Quote the listing below in full and exactly as written, but omit every picture.

::: Material provided :::

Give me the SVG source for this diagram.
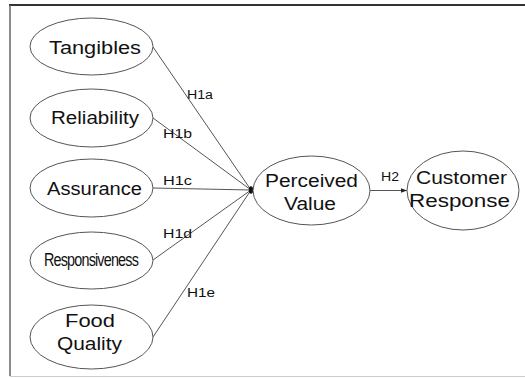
<svg xmlns="http://www.w3.org/2000/svg" width="525" height="378" viewBox="0 0 525 378">
<style>
.node ellipse{fill:#fff;stroke:#555;stroke-width:1}
.lbl{font-family:"Liberation Sans",Arial,sans-serif;font-size:17.5px;fill:#111}
.h{font-family:"Liberation Sans",Arial,sans-serif;font-size:12.5px;fill:#111}
.conn line{stroke:#555;stroke-width:1}
</style>
<defs>
<marker id="arr" markerWidth="6" markerHeight="6" refX="6" refY="3" orient="auto" markerUnits="userSpaceOnUse">
<path d="M0,0.8 L6,3 L0,5.2 Z" fill="#222"/>
</marker>
</defs>
<rect x="0" y="0" width="525" height="378" fill="#fff"/>
<line x1="9" y1="5" x2="525" y2="5" stroke="#333" stroke-width="2"/>
<line x1="10" y1="5" x2="10" y2="376" stroke="#666" stroke-width="1.5"/>
<line x1="10" y1="376.5" x2="525" y2="376.5" stroke="#ccc" stroke-width="1"/>
<g id="connectors" class="conn">
<line x1="153" y1="47" x2="251" y2="190"/>
<line x1="153" y1="118" x2="251" y2="190"/>
<line x1="153" y1="188" x2="251" y2="190"/>
<line x1="153" y1="260" x2="251" y2="190"/>
<line x1="153" y1="337" x2="251" y2="190"/>
<ellipse cx="251" cy="190" rx="2.2" ry="3.8" fill="#111"/>
<line x1="370" y1="190.5" x2="407" y2="190.5" marker-end="url(#arr)"/>
<text class="h" x="187" y="99" textLength="26" lengthAdjust="spacingAndGlyphs">H1a</text>
<text class="h" x="163" y="138" textLength="29" lengthAdjust="spacingAndGlyphs">H1b</text>
<text class="h" x="163" y="185" textLength="29" lengthAdjust="spacingAndGlyphs">H1c</text>
<text class="h" x="163" y="238" textLength="29" lengthAdjust="spacingAndGlyphs">H1d</text>
<text class="h" x="187" y="297" textLength="28" lengthAdjust="spacingAndGlyphs">H1e</text>
<text class="h" x="381" y="181" textLength="18" lengthAdjust="spacingAndGlyphs">H2</text>
</g>
<g id="tangibles" class="node">
<ellipse cx="91.5" cy="46.5" rx="61.5" ry="28.5"/>
<text class="lbl" x="49" y="54" textLength="92" lengthAdjust="spacingAndGlyphs">Tangibles</text>
</g>
<g id="reliability" class="node">
<ellipse cx="91.5" cy="118" rx="61.5" ry="29"/>
<text class="lbl" x="51" y="124" textLength="88" lengthAdjust="spacingAndGlyphs">Reliability</text>
</g>
<g id="assurance" class="node">
<ellipse cx="91.5" cy="188" rx="61.5" ry="29"/>
<text class="lbl" x="47" y="195" textLength="95" lengthAdjust="spacingAndGlyphs">Assurance</text>
</g>
<g id="responsiveness" class="node">
<ellipse cx="91.5" cy="260.5" rx="61.5" ry="28.5"/>
<text class="lbl" x="44" y="266" font-size="15" textLength="94" lengthAdjust="spacingAndGlyphs" letter-spacing="-1">Responsiveness</text>
</g>
<g id="food-quality" class="node">
<ellipse cx="91.5" cy="337" rx="61.5" ry="32"/>
<text class="lbl" x="65" y="327" textLength="50" lengthAdjust="spacingAndGlyphs">Food</text>
<text class="lbl" x="57" y="350" textLength="65" lengthAdjust="spacingAndGlyphs">Quality</text>
</g>
<g id="perceived-value" class="node">
<ellipse cx="311.5" cy="190.5" rx="58.5" ry="34.5"/>
<text class="lbl" x="265" y="187" textLength="93" lengthAdjust="spacingAndGlyphs">Perceived</text>
<text class="lbl" x="284" y="210" textLength="52" lengthAdjust="spacingAndGlyphs">Value</text>
</g>
<g id="customer-response" class="node">
<ellipse cx="463" cy="190.5" rx="56" ry="39.5"/>
<text class="lbl" x="416" y="184" textLength="91" lengthAdjust="spacingAndGlyphs">Customer</text>
<text class="lbl" x="409" y="207" textLength="101" lengthAdjust="spacingAndGlyphs">Response</text>
</g>
</svg>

:::

* Answer to the problem
Give me the SVG source for this diagram.
<svg xmlns="http://www.w3.org/2000/svg" width="525" height="378" viewBox="0 0 525 378">
<style>
.node ellipse{fill:#fff;stroke:#555;stroke-width:1}
.lbl{font-family:"Liberation Sans",Arial,sans-serif;font-size:17.5px;fill:#111}
.h{font-family:"Liberation Sans",Arial,sans-serif;font-size:12.5px;fill:#111}
.conn line{stroke:#555;stroke-width:1}
</style>
<defs>
<marker id="arr" markerWidth="6" markerHeight="6" refX="6" refY="3" orient="auto" markerUnits="userSpaceOnUse">
<path d="M0,0.8 L6,3 L0,5.2 Z" fill="#222"/>
</marker>
</defs>
<rect x="0" y="0" width="525" height="378" fill="#fff"/>
<line x1="9" y1="5" x2="525" y2="5" stroke="#333" stroke-width="2"/>
<line x1="10" y1="5" x2="10" y2="376" stroke="#666" stroke-width="1.5"/>
<line x1="10" y1="376.5" x2="525" y2="376.5" stroke="#ccc" stroke-width="1"/>
<g id="connectors" class="conn">
<line x1="153" y1="47" x2="251" y2="190"/>
<line x1="153" y1="118" x2="251" y2="190"/>
<line x1="153" y1="188" x2="251" y2="190"/>
<line x1="153" y1="260" x2="251" y2="190"/>
<line x1="153" y1="337" x2="251" y2="190"/>
<ellipse cx="251" cy="190" rx="2.2" ry="3.8" fill="#111"/>
<line x1="370" y1="190.5" x2="407" y2="190.5" marker-end="url(#arr)"/>
<text class="h" x="187" y="99" textLength="26" lengthAdjust="spacingAndGlyphs">H1a</text>
<text class="h" x="163" y="138" textLength="29" lengthAdjust="spacingAndGlyphs">H1b</text>
<text class="h" x="163" y="185" textLength="29" lengthAdjust="spacingAndGlyphs">H1c</text>
<text class="h" x="163" y="238" textLength="29" lengthAdjust="spacingAndGlyphs">H1d</text>
<text class="h" x="187" y="297" textLength="28" lengthAdjust="spacingAndGlyphs">H1e</text>
<text class="h" x="381" y="181" textLength="18" lengthAdjust="spacingAndGlyphs">H2</text>
</g>
<g id="tangibles" class="node">
<ellipse cx="91.5" cy="46.5" rx="61.5" ry="28.5"/>
<text class="lbl" x="49" y="54" textLength="92" lengthAdjust="spacingAndGlyphs">Tangibles</text>
</g>
<g id="reliability" class="node">
<ellipse cx="91.5" cy="118" rx="61.5" ry="29"/>
<text class="lbl" x="51" y="124" textLength="88" lengthAdjust="spacingAndGlyphs">Reliability</text>
</g>
<g id="assurance" class="node">
<ellipse cx="91.5" cy="188" rx="61.5" ry="29"/>
<text class="lbl" x="47" y="195" textLength="95" lengthAdjust="spacingAndGlyphs">Assurance</text>
</g>
<g id="responsiveness" class="node">
<ellipse cx="91.5" cy="260.5" rx="61.5" ry="28.5"/>
<text class="lbl" x="44" y="266" font-size="15" textLength="94" lengthAdjust="spacingAndGlyphs" letter-spacing="-1">Responsiveness</text>
</g>
<g id="food-quality" class="node">
<ellipse cx="91.5" cy="337" rx="61.5" ry="32"/>
<text class="lbl" x="65" y="327" textLength="50" lengthAdjust="spacingAndGlyphs">Food</text>
<text class="lbl" x="57" y="350" textLength="65" lengthAdjust="spacingAndGlyphs">Quality</text>
</g>
<g id="perceived-value" class="node">
<ellipse cx="311.5" cy="190.5" rx="58.5" ry="34.5"/>
<text class="lbl" x="265" y="187" textLength="93" lengthAdjust="spacingAndGlyphs">Perceived</text>
<text class="lbl" x="284" y="210" textLength="52" lengthAdjust="spacingAndGlyphs">Value</text>
</g>
<g id="customer-response" class="node">
<ellipse cx="463" cy="190.5" rx="56" ry="39.5"/>
<text class="lbl" x="416" y="184" textLength="91" lengthAdjust="spacingAndGlyphs">Customer</text>
<text class="lbl" x="409" y="207" textLength="101" lengthAdjust="spacingAndGlyphs">Response</text>
</g>
</svg>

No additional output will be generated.